- Short problem
Write each line of the material exactly as given, from the top through the line that contains "const binHalfWidth = 0.05;", and omit all pictures.

↓↓↓

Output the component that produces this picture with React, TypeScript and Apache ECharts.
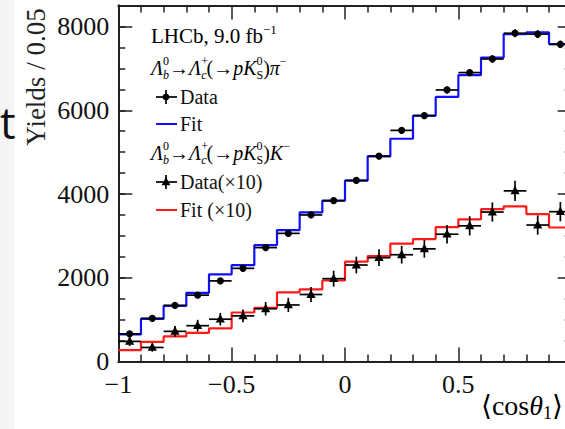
import React, { useEffect, useRef } from "react";
import * as echarts from "echarts";

// ---- data ----
const binCenters = [
  -0.95, -0.85, -0.75, -0.65, -0.55, -0.45, -0.35, -0.25, -0.15, -0.05,
  0.05, 0.15, 0.25, 0.35, 0.45, 0.55, 0.65, 0.75, 0.85, 0.95,
];
const binHalfWidth = 0.05;

const piData = [660, 1030, 1340, 1585, 1925, 2225, 2720, 3060, 3500, 3840, 4325, 4905, 5520, 5870, 6485, 6900, 7225, 7840, 7820, 7575];
const piErr = [30, 35, 40, 45, 50, 50, 55, 60, 65, 65, 70, 75, 80, 80, 85, 85, 90, 95, 95, 90];
const piFit = [645, 1020, 1330, 1640, 2080, 2300, 2780, 3140, 3560, 3840, 4320, 4900, 5320, 5870, 6320, 6840, 7260, 7820, 7860, 7580];

const kData = [480, 335, 720, 855, 1010, 1090, 1260, 1350, 1600, 1978, 2304, 2479, 2550, 2690, 3040, 3240, 3570, 4075, 3259, 3578];
const kErr = [110, 100, 130, 140, 150, 150, 160, 170, 180, 190, 200, 200, 210, 210, 220, 230, 230, 240, 230, 230];
const kFit = [270, 468, 600, 685, 792, 1170, 1280, 1652, 1724, 1935, 2384, 2519, 2815, 2925, 3208, 3395, 3638, 3705, 3522, 3200];

const xMin = -1;
const xMax = 1;
const yMin = 0;
const yMax = 8500;

const SERIF = "'Liberation Serif', 'DejaVu Serif', serif";

function stepPoints(values: number[]) {
  const pts = values.map((v, i) => [binCenters[i] - binHalfWidth, v]);
  const last = values.length - 1;
  pts.push([binCenters[last] + binHalfWidth, values[last]]);
  return pts;
}

function errorSeries(name: string, values: number[], errs: number[], marker: "circle" | "triangle") {
  return {
    name,
    type: "custom",
    xAxisIndex: 0,
    yAxisIndex: 0,
    z: 5,
    data: values.map((v, i) => [binCenters[i], v, errs[i]]),
    renderItem: (params: any, api: any) => {
      const x = api.value(0);
      const y = api.value(1);
      const e = api.value(2);
      const pL = api.coord([x - binHalfWidth, y]);
      const pR = api.coord([x + binHalfWidth, y]);
      const pT = api.coord([x, y + e]);
      const pB = api.coord([x, y - e]);
      const c = api.coord([x, y]);
      const lineStyle = { stroke: "#000", lineWidth: 1.7 };
      const children: any[] = [
        { type: "line", shape: { x1: pL[0], y1: pL[1], x2: pR[0], y2: pR[1] }, style: lineStyle },
        { type: "line", shape: { x1: pT[0], y1: pT[1], x2: pB[0], y2: pB[1] }, style: lineStyle },
      ];
      if (marker === "circle") {
        children.push({ type: "circle", shape: { cx: c[0], cy: c[1], r: 3.6 }, style: { fill: "#000" } });
      } else {
        children.push({
          type: "polygon",
          shape: { points: [[c[0], c[1] - 5], [c[0] - 4.6, c[1] + 3.4], [c[0] + 4.6, c[1] + 3.4]] },
          style: { fill: "#000" },
        });
      }
      return { type: "group", children };
    },
  };
}

function axisCommon(extra: any) {
  return {
    type: "value",
    axisLine: { show: true, onZero: false, lineStyle: { color: "#222", width: 2 } },
    splitLine: { show: false },
    ...extra,
  };
}

const legendX = 156;
const richBase = {
  n: { fontFamily: SERIF, fontSize: 20, color: "#111", lineHeight: 26 },
  i: { fontFamily: SERIF, fontSize: 20, fontStyle: "italic", color: "#111", lineHeight: 26 },
  sup0: { fontFamily: SERIF, fontSize: 12, color: "#111", verticalAlign: "top", lineHeight: 14, width: 0 },
  sup: { fontFamily: SERIF, fontSize: 12, color: "#111", verticalAlign: "top", lineHeight: 14 },
  sub: { fontFamily: SERIF, fontSize: 12, color: "#111", verticalAlign: "bottom", lineHeight: 14 },
  subi: { fontFamily: SERIF, fontSize: 12, fontStyle: "italic", color: "#111", verticalAlign: "bottom", lineHeight: 14 },
};

function legendMarkerData(cy: number, marker: "circle" | "triangle") {
  const cx = legendX + 10;
  const items: any[] = [
    { type: "line", shape: { x1: legendX, y1: cy, x2: legendX + 21, y2: cy }, style: { stroke: "#000", lineWidth: 1.7 } },
    { type: "line", shape: { x1: cx, y1: cy - 7, x2: cx, y2: cy + 7 }, style: { stroke: "#000", lineWidth: 1.7 } },
  ];
  if (marker === "circle") {
    items.push({ type: "circle", shape: { cx, cy, r: 3.4 }, style: { fill: "#000" } });
  } else {
    items.push({
      type: "polygon",
      shape: { points: [[cx, cy - 5], [cx - 4.4, cy + 3.2], [cx + 4.4, cy + 3.2]] },
      style: { fill: "#000" },
    });
  }
  return items;
}

function legendText(y: number, text: string) {
  return {
    type: "text",
    x: legendX + 24,
    y,
    style: { text, fontFamily: SERIF, fontSize: 20, fill: "#111", textVerticalAlign: "middle" },
  };
}

function decayText(y: number, last: string) {
  return {
    type: "text",
    x: 151,
    y,
    style: {
      text: `{i|Λ}{sup0|0}{subi|b}{n|→}{i|Λ}{sup0|+}{subi|c}{n|(→}{i|pK}{sup0|0}{sub|S}{n|)}{i|${last}}{sup|−}`,
      rich: richBase,
      textVerticalAlign: "middle",
    },
  };
}

export default function App() {
  const ref = useRef<HTMLDivElement>(null);

  useEffect(() => {
    if (!ref.current) return;
    const chart = echarts.init(ref.current, null, { renderer: "svg" });

    const tickLabelStyle = { fontFamily: SERIF, fontSize: 26, color: "#111" };

    const option: any = {
      animation: false,
      backgroundColor: "#ffffff",
      grid: { left: 118.3, top: 5.6, right: 28.3, bottom: 67.5, containLabel: false, outerBoundsMode: "none" },
      xAxis: [
        axisCommon({
          min: xMin, max: xMax, interval: 0.5, position: "bottom",
          axisTick: { show: true, inside: true, length: 14, lineStyle: { color: "#222", width: 1.5 } },
          minorTick: { show: true, splitNumber: 5, length: 7, lineStyle: { color: "#222", width: 1.5 } },
          axisLabel: {
            ...tickLabelStyle,
            margin: 10,
            showMaxLabel: false,
            formatter: (v: number) => (v < 0 ? "−" + Math.abs(v) : String(v)),
          },
        }),
        axisCommon({
          min: xMin, max: xMax, interval: 0.5, position: "top",
          axisTick: { show: true, inside: true, length: 14, lineStyle: { color: "#222", width: 1.5 } },
          minorTick: { show: true, splitNumber: 5, length: 7, lineStyle: { color: "#222", width: 1.5 } },
          axisLabel: { show: false },
        }),
      ],
      yAxis: [
        axisCommon({
          min: yMin, max: yMax, interval: 2000, position: "left",
          axisTick: { show: true, inside: true, length: 14, lineStyle: { color: "#222", width: 1.5 } },
          axisLabel: {
            ...tickLabelStyle,
            margin: 9,
            showMaxLabel: false,
            formatter: (v: number) => (v % 2000 === 0 ? String(v) : ""),
          },
        }),
        axisCommon({
          min: yMin, max: yMax, interval: 500, position: "left",
          axisTick: { show: true, inside: true, length: 7, lineStyle: { color: "#222", width: 1.5 } },
          axisLabel: { show: false },
        }),
        axisCommon({
          min: yMin, max: yMax, interval: 2000, position: "right",
          axisTick: { show: true, inside: true, length: 14, lineStyle: { color: "#222", width: 1.5 } },
          axisLabel: { show: false },
        }),
        axisCommon({
          min: yMin, max: yMax, interval: 500, position: "right",
          axisTick: { show: true, inside: true, length: 7, lineStyle: { color: "#222", width: 1.5 } },
          axisLabel: { show: false },
        }),
      ],
      series: [
        {
          name: "Fit",
          type: "line",
          step: "end",
          xAxisIndex: 0,
          yAxisIndex: 0,
          symbol: "none",
          z: 3,
          lineStyle: { color: "#1010ff", width: 2.2 },
          data: stepPoints(piFit),
        },
        {
          name: "Fit (x10)",
          type: "line",
          step: "end",
          xAxisIndex: 0,
          yAxisIndex: 0,
          symbol: "none",
          z: 3,
          lineStyle: { color: "#ff1a1a", width: 2.2 },
          data: stepPoints(kFit),
        },
        errorSeries("Data", piData, piErr, "circle"),
        errorSeries("Data(x10)", kData, kErr, "triangle"),
      ],
      graphic: [
        { type: "rect", shape: { x: 0, y: 0, width: 14, height: 429 }, style: { fill: "#f5f5f5" }, z: 0 },
        {
          type: "text", x: 0, y: 144,
          style: { text: "t", fontFamily: "'Open Sans', 'DejaVu Sans', sans-serif", fontSize: 44, fill: "#111", textVerticalAlign: "bottom" },
        },
        {
          type: "text", x: 36, y: 77, rotation: Math.PI / 2,
          style: { text: "Yields / 0.05", fontFamily: SERIF, fontSize: 27, fill: "#222", textAlign: "center", textVerticalAlign: "middle" },
        },
        {
          type: "text", x: 151, y: 36,
          style: {
            text: "{n|LHCb, 9.0 fb}{sup|−1}",
            rich: { ...richBase, n: { ...richBase.n, fontSize: 21 }, sup: { ...richBase.sup, fontSize: 13 } },
            textVerticalAlign: "middle",
          },
        },
        decayText(68, "π"),
        ...legendMarkerData(97, "circle"),
        legendText(97, "Data"),
        { type: "line", shape: { x1: legendX, y1: 124, x2: legendX + 21, y2: 124 }, style: { stroke: "#1010ff", lineWidth: 2 } },
        legendText(124, "Fit"),
        decayText(153, "K"),
        ...legendMarkerData(182, "triangle"),
        legendText(182, "Data(×10)"),
        { type: "line", shape: { x1: legendX, y1: 210, x2: legendX + 21, y2: 210 }, style: { stroke: "#ff1a1a", lineWidth: 2 } },
        legendText(210, "Fit (×10)"),
        {
          type: "text", x: 481, y: 405,
          style: {
            text: "{n|⟨cos}{i|θ}{s|1}{n|⟩}",
            rich: {
              n: { fontFamily: SERIF, fontSize: 28, color: "#111", lineHeight: 34 },
              i: { fontFamily: SERIF, fontSize: 28, fontStyle: "italic", color: "#111", lineHeight: 34 },
              s: { fontFamily: SERIF, fontSize: 18, color: "#111", verticalAlign: "bottom", lineHeight: 14 },
            },
            textVerticalAlign: "middle",
          },
        },
      ],
    };

    chart.setOption(option);
    return () => chart.dispose();
  }, []);

  return (
    <div style={{ position: "fixed", left: 0, top: 0, width: 565, height: 429, overflow: "hidden", background: "#fff" }}>
      <div ref={ref} style={{ width: 600, height: 429 }} />
    </div>
  );
}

↑↑↑

- Solution to this problem
Output the component that produces this picture with React, TypeScript and Apache ECharts.
import React, { useEffect, useRef } from "react";
import * as echarts from "echarts";

// ---- data ----
const binCenters = [
  -0.95, -0.85, -0.75, -0.65, -0.55, -0.45, -0.35, -0.25, -0.15, -0.05,
  0.05, 0.15, 0.25, 0.35, 0.45, 0.55, 0.65, 0.75, 0.85, 0.95,
];
const binHalfWidth = 0.05;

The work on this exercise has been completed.